From the entries below, reproduce exactly the lines from the one with "Generate a Python" through the one with "import math", both included, without images.

☆ ☆ ☆

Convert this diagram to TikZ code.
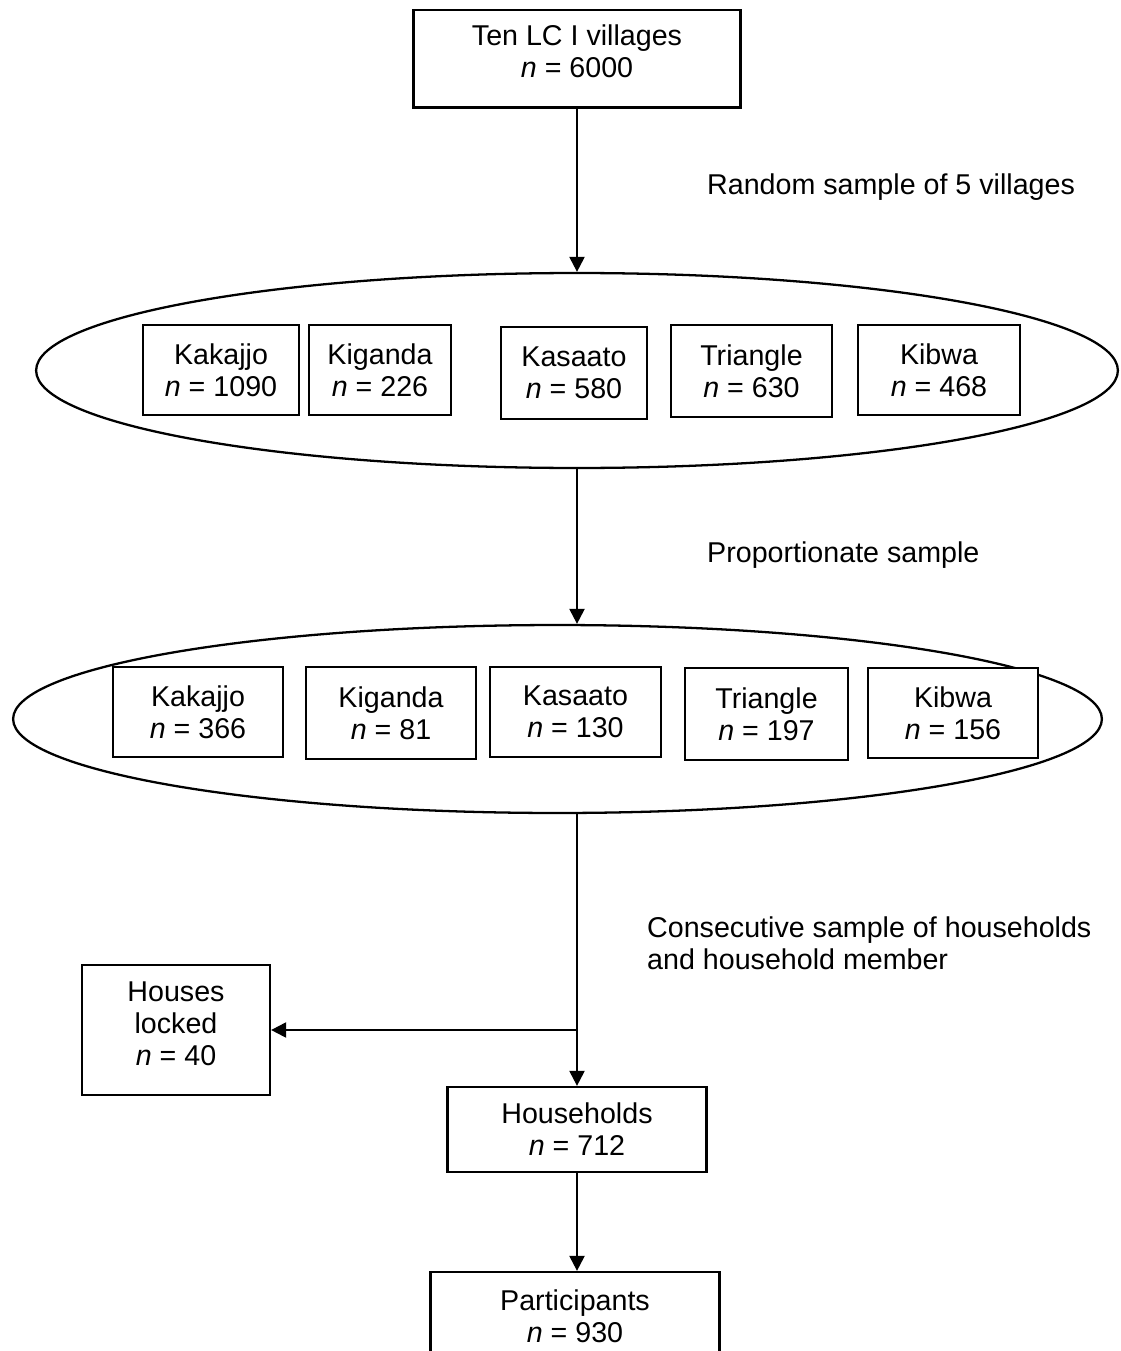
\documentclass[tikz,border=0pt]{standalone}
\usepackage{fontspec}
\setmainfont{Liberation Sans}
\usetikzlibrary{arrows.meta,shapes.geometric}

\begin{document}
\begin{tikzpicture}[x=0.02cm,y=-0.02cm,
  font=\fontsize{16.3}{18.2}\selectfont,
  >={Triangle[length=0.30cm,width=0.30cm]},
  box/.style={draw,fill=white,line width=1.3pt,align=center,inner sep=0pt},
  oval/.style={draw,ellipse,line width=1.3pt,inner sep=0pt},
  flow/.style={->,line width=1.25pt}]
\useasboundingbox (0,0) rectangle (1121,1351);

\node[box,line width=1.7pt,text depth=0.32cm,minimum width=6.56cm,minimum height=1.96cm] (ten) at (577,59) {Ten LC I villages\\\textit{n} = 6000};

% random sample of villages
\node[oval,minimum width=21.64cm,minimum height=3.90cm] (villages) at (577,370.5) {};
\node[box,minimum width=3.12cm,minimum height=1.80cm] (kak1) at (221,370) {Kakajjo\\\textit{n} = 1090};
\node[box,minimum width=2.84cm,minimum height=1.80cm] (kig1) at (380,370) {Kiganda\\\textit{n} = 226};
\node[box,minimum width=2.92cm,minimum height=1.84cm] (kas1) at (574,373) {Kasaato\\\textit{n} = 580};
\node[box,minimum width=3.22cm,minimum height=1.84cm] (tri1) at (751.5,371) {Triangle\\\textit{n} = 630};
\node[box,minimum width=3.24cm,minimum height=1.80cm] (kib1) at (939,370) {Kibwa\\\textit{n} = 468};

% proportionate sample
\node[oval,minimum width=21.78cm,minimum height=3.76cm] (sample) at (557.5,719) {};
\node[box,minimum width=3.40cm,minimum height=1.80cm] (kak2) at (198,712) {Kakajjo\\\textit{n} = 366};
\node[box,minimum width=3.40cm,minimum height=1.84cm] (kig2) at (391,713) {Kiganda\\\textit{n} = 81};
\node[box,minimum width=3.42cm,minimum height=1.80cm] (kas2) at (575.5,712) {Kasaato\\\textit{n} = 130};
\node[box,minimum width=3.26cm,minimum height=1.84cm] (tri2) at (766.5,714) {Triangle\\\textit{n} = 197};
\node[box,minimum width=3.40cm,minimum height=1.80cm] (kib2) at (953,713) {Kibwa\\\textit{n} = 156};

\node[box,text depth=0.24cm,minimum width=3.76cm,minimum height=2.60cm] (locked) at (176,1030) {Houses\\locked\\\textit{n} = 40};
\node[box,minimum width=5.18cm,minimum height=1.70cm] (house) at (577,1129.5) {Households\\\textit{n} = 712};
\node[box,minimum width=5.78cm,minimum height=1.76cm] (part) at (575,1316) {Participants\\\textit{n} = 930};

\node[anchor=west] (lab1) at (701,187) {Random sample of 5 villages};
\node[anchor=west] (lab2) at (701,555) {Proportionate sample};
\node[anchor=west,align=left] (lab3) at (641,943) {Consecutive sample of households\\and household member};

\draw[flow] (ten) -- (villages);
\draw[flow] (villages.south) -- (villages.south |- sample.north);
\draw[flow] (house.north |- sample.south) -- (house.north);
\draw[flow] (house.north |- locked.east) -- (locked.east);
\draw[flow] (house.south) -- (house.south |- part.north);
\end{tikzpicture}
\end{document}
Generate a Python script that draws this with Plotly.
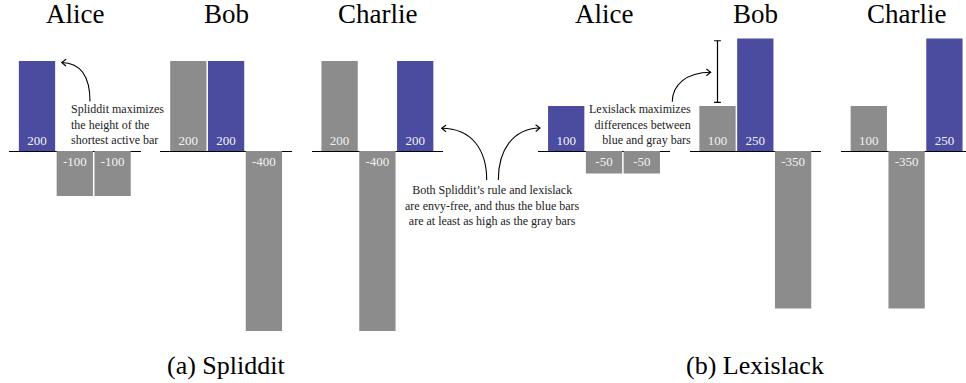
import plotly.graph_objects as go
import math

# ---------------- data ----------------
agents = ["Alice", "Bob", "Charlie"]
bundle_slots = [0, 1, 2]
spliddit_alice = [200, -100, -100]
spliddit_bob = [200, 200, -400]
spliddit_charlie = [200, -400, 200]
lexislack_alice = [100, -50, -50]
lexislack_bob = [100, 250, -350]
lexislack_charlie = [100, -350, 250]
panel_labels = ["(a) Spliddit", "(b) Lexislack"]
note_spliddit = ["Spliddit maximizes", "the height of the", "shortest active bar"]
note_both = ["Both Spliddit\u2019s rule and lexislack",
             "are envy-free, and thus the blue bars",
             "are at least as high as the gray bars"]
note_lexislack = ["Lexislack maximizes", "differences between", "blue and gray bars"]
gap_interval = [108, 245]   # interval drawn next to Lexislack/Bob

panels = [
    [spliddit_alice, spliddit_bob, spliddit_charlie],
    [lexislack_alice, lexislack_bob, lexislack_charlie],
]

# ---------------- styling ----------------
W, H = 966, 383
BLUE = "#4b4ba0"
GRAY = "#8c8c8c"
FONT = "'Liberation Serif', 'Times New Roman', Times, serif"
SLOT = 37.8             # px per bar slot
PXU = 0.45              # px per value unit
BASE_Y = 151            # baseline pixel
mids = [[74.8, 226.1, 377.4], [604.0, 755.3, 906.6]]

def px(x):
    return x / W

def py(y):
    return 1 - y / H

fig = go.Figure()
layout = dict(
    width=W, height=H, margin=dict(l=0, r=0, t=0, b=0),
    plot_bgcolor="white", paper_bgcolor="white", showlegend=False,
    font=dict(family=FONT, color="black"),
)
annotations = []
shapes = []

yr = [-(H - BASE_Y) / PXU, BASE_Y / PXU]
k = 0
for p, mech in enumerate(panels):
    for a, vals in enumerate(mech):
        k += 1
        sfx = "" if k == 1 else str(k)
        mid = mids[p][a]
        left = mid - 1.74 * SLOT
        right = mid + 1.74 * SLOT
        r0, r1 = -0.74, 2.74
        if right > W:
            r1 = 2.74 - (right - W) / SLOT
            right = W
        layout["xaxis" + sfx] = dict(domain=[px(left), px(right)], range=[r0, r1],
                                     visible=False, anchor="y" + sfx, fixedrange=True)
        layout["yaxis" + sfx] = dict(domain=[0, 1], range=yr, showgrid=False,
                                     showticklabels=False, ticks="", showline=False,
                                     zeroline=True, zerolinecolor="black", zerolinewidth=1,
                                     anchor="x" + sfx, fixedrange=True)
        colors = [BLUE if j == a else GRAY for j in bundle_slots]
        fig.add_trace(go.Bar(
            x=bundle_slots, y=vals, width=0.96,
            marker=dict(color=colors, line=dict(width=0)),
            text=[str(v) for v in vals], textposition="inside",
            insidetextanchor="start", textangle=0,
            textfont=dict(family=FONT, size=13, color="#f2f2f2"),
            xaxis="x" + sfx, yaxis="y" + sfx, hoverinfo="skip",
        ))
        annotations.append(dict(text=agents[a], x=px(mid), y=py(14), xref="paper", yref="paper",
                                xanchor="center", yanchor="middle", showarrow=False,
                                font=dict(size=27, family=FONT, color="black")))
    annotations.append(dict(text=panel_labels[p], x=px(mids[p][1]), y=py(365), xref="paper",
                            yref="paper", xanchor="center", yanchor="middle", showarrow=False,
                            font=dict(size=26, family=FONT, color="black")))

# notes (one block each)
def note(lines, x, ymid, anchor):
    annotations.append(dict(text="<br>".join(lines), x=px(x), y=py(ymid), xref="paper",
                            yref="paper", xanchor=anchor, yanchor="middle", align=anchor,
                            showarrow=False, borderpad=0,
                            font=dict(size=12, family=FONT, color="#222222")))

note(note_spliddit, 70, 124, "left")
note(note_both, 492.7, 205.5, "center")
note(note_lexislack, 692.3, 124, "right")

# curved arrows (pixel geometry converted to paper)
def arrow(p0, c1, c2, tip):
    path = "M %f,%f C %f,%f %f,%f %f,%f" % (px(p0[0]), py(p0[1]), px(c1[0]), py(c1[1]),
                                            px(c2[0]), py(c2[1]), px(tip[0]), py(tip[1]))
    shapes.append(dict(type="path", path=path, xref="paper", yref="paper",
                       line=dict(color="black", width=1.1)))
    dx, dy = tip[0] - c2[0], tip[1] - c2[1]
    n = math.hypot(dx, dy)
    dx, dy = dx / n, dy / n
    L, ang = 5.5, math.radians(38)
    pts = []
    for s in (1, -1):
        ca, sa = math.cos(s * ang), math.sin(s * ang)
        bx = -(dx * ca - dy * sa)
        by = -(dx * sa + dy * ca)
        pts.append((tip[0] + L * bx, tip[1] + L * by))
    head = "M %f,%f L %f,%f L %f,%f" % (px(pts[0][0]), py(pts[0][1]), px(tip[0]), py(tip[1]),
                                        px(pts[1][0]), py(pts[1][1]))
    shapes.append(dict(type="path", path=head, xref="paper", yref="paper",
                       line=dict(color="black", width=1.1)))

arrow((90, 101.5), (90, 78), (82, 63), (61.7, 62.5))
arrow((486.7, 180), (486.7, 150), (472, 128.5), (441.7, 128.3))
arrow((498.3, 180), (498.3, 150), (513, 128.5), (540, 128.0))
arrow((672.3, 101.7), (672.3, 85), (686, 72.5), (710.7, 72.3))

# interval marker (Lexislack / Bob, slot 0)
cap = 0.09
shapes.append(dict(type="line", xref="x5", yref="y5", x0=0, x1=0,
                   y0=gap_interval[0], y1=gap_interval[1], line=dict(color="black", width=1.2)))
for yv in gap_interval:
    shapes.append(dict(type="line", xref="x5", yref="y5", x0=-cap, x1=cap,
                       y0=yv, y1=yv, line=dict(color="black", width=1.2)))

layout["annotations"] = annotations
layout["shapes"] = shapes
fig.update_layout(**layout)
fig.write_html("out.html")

☆ ☆ ☆

# [Result of this exercise]
Generate a Python script that draws this with Plotly.
import plotly.graph_objects as go
import math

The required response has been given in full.